“S-Town” is the newest podcast series from “This American Life” and “Serial.” The series was released in a seven-chapter format simultaneously last month, and it’s reached a wide audience, even outdoing its predecessor “Serial.” Along with popularity came many critics who have brought up serious ethical questions concerning how the story was reported and whether it should have been reported at all.
There’s no denying the skill and professionalism of the investigative journalists at “This American Life.” Sarah Koenig from “Serial” and now Brian Reed, the reporter and narrator behind “S-Town,” are masterful storytellers. But, this brand of journalism – if we can or should call it that – is still relatively new, and listeners and critics are struggling to figure out what to make of it in relation to other media.
“S-Town” goes from murder mystery to treasure hunt to family feud to, finally, a character study of some sort of twisted genius. Reed began researching the story in 2013 after John B. McLemore, a native of Woodstock, Alabama, sent him an email about an unsolved murder in his “shit” town, riddled with corruption and cover-ups.
Reed traveled from New York to the small Alabama town many times throughout his investigation, which spans roughly three years, and he became enthralled by McLemore, his friends and the citizens of “Shit Town.”
Throughout the narrative, Reed’s research became less about the murder mystery and more about the people surrounding it, especially McLemore, an eccentric clockmaker, climate change activist and self-proclaimed outsider who is considered a certifiable genius by many people who know him.
Critics say Reed became personally involved with the subjects of his story to the extent that he becomes a character in the story himself. Gay Alcorn wrote for The Guardian that Reed’s involvement diminishes the integrity of the reporting.
“The failure of Reed and [This American Life] is that they never mounted the defense, never explained to their listeners why they made the choices they made, even whether they found them difficult or easy decisions,” Alcorn wrote. “They assume with a degree of arrogance that this is Reed’s story, not McLemore’s, whose agonies are laid out for our voyeuristic entertainment. Not in a cheap, tabloid TV way, but in a sophisticated, subtle way.”
Reed does seem to be the star of the show. The most emotional (and sometimes awkward) sequences in “S-Town” stem from his conversations with the characters he became close with. In a similar way, Koenig is what made “Serial” so popular. Her dedication to finding the truth and her deep conversations with Adnon Syed and Bowe Burgdahl, who are both possibly sociopaths (which Koenig acknowledges), are what makes the series so great.

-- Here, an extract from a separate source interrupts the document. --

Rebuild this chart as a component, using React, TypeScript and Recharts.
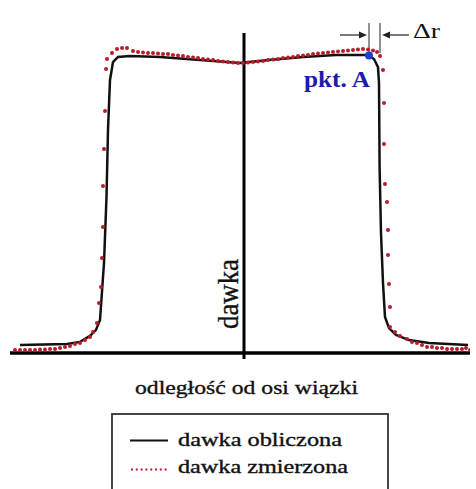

Reed believes becoming a character is part of the job in his medium. He told the Pacific Standard, “In radio, the most alive tape, and the tape you’re going to most often, is the tape where you as the reporter are interacting with the people you’re talking to. That, by its very nature, makes a reporter in a radio story more of a character, maybe.”
I agree with Reed that radio is a different type of reporting. It’s more personal, and the story comes out in the heat of the moment, as a conversation is happening, whereas a writer has the opportunity to find it later in a more detached environment.
However, if we are going to accept that these podcast reporters insert themselves into their stories and live outside the law of journalism in a sense, then we all need to acknowledge that podcasts don’t belong to the same mold as standard reporting. They aren’t straight news. They are something different.
While I don’t find Reed’s reporting on “S-Town” to be ethically reprehensible, I do believe there need to be some new guidelines for the way these podcasts are created and marketed. Both “S-Town” and “Serial” toe the line between journalism and entertainment, sort-of like documentary films. But the difference is documentaries are understood to be purposefully persuasive whether subtly (The Thin Blue Line) or sometimes not so subtly (Blackfish).
“S-Town” and “Serial” are constantly manipulating the listener’s perception of characters and events as they unfold throughout their narratives. I was (and still am) in a continuous flux between believing Adnon was the murderer and believing he was innocent because that’s the way Koenig wants me to be. And, I trust her. Throughout the first half of “S-Town” I was all team Tyler, and then Reed finally remembered to tell us the cousins’ side of the story in a classic bait and switch move. He says he told the story chronologically, but we all know he was just being dramatic.
Somewhere within “S-Town” and “Serial” are all the facts and whether these reporters presented them appropriately is for you to decide. Further, these stories are about real events and real people. They aren’t entertainment, and the public’s hunger for a juicy narrative is no excuse for a reporter to spin them that way.